Maria do Rosário Pedreira

Quando os autores portugueses têm livros traduzidos noutras línguas, as editoras estrangeiras enviam-lhes exemplares que eles guardam religiosamente e lhes servem, entre outras coisas, para oferecer a confrades em encontros literários internacionais, melhor se dando a conhecer. Mas não é fácil encontrar esses livros à venda em livrarias portuguesas – e os turistas não têm muitas hipóteses de comprar traduções de autores portugueses quando nos visitam. Ou, melhor, não tinham – porque dois amigos com boas ideias resolveram criar um negócio que dá pelo nome de Tell a Story e reúne todas as condições para correr bem, uma vez que Lisboa recebe turistas todo o ano.
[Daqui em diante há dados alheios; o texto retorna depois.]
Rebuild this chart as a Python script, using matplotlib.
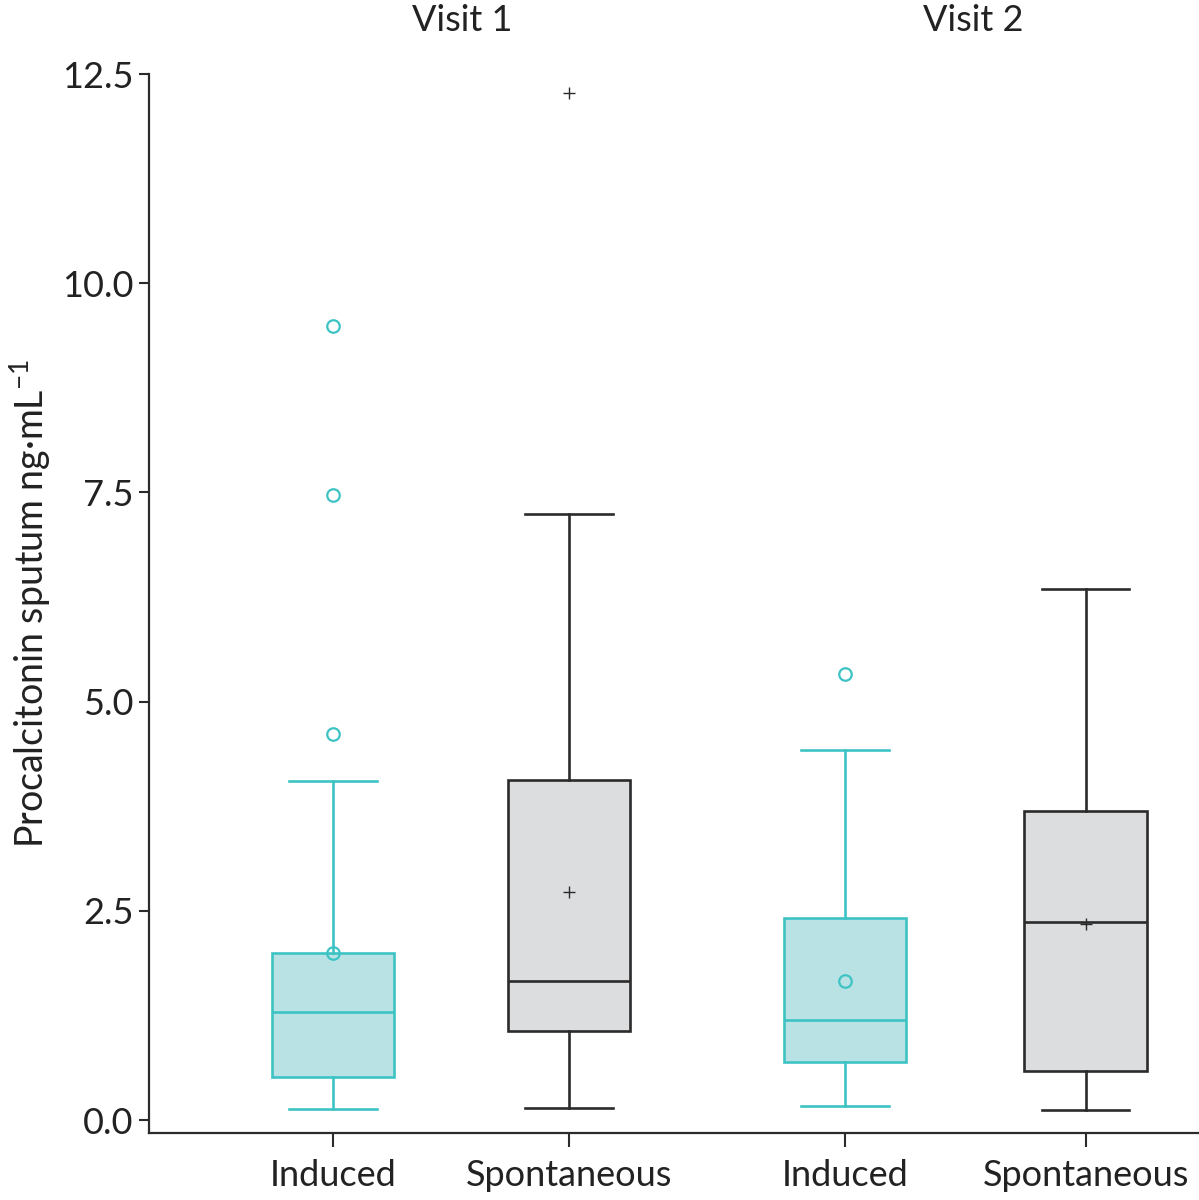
import matplotlib
matplotlib.use('Agg')
import matplotlib.pyplot as plt

plt.rcParams['font.family'] = ['Lato', 'DejaVu Sans']
plt.rcParams['mathtext.fontset'] = 'custom'
plt.rcParams['mathtext.rm'] = 'Lato'
plt.rcParams['mathtext.it'] = 'Lato:italic'

# values (ng/mL)
groups = ['Visit 1', 'Visit 2']
labels = ['Induced', 'Spontaneous', 'Induced', 'Spontaneous']
positions = [1, 2, 3.17, 4.19]
whislo = [0.13, 0.14, 0.17, 0.12]
q1 = [0.51, 1.06, 0.69, 0.59]
med = [1.29, 1.66, 1.20, 2.37]
q3 = [2.00, 4.06, 2.41, 3.69]
whishi = [4.05, 7.24, 4.42, 6.35]
means = [2.00, 2.72, 1.66, 2.34]
fliers = [[4.61, 7.47, 9.49], [12.27], [5.33], []]

TEAL = '#3ec3c4'
TEAL_FILL = '#b9e2e5'
DARK = '#2b2b2b'
GRAY_FILL = '#dcdddf'
FS = 26

fig = plt.figure(figsize=(11.99, 12), dpi=100)
ax = fig.add_axes([0.1243, 0.0558, 0.8757, 0.8825])

for i in range(4):
    st = [dict(whislo=whislo[i], q1=q1[i], med=med[i], q3=q3[i],
               whishi=whishi[i], mean=means[i], fliers=fliers[i])]
    induced = labels[i] == 'Induced'
    c = TEAL if induced else DARK
    fill = TEAL_FILL if induced else GRAY_FILL
    mk = 'o' if induced else '+'
    ax.bxp(st, positions=[positions[i]], widths=0.52, patch_artist=True,
           showmeans=True, showfliers=True,
           boxprops=dict(facecolor=fill, edgecolor=c, linewidth=1.9),
           medianprops=dict(color=c, linewidth=1.9),
           whiskerprops=dict(color=c, linewidth=1.9),
           capprops=dict(color=c, linewidth=1.9),
           capwidths=0.37,
           meanprops=dict(marker=mk, markerfacecolor='none', markeredgecolor=c,
                          markersize=9 if induced else 8, markeredgewidth=1.6 if induced else 1.0),
           flierprops=dict(marker=mk, markerfacecolor='none', markeredgecolor=c,
                           markersize=9 if induced else 8, markeredgewidth=1.6 if induced else 1.0))

ax.set_xlim(0.22, 4.67)
ax.set_ylim(-0.155, 12.5)
ax.set_yticks([0, 2.5, 5, 7.5, 10, 12.5])
ax.set_yticklabels(['0.0', '2.5', '5.0', '7.5', '10.0', '12.5'])
ax.set_xticks(positions)
ax.set_xticklabels(labels)
ax.spines['top'].set_visible(False)
ax.spines['right'].set_visible(False)
ax.spines['left'].set_linewidth(1.6)
ax.spines['bottom'].set_linewidth(1.6)
ax.spines['left'].set_color(DARK)
ax.spines['bottom'].set_color(DARK)
ax.tick_params(axis='y', length=7, width=1.5, labelsize=FS, color=DARK, labelcolor='#222222', pad=4)
ax.tick_params(axis='x', length=10, width=1.5, labelsize=FS, color=DARK, labelcolor='#222222', pad=9)
ax.set_ylabel('Procalcitonin sputum ng·mL$^{-1}$', fontsize=FS + 1, color='#222222', labelpad=7)

ax.text(1.547, 1.051, groups[0], transform=ax.get_xaxis_transform(), ha='center', va='center', fontsize=FS, color='#222222')
ax.text(3.712, 1.051, groups[1], transform=ax.get_xaxis_transform(), ha='center', va='center', fontsize=FS, color='#222222')

fig.savefig('out.png', dpi=100)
Trata-se de vender numa carrinha azul, alegre como uma carrinha de gelados, decorada com estantes e expositores, a obra de autores de cá em variadíssimas línguas – francês, inglês, alemão, neerlandês… A carrinha, que anda atrás dos turistas numa ideia de «desassossego» a homenagear Pessoa – possivelmente o autor mais procurado –, estaciona em locais frequentados por estrangeiros e oferece uma panóplia de títulos e histórias numa acção de promoção da nossa literatura. Até agora, os franceses são quem mais compra, mas todos vão ver as histórias que há para contar. Uma bonita e útil iniciativa.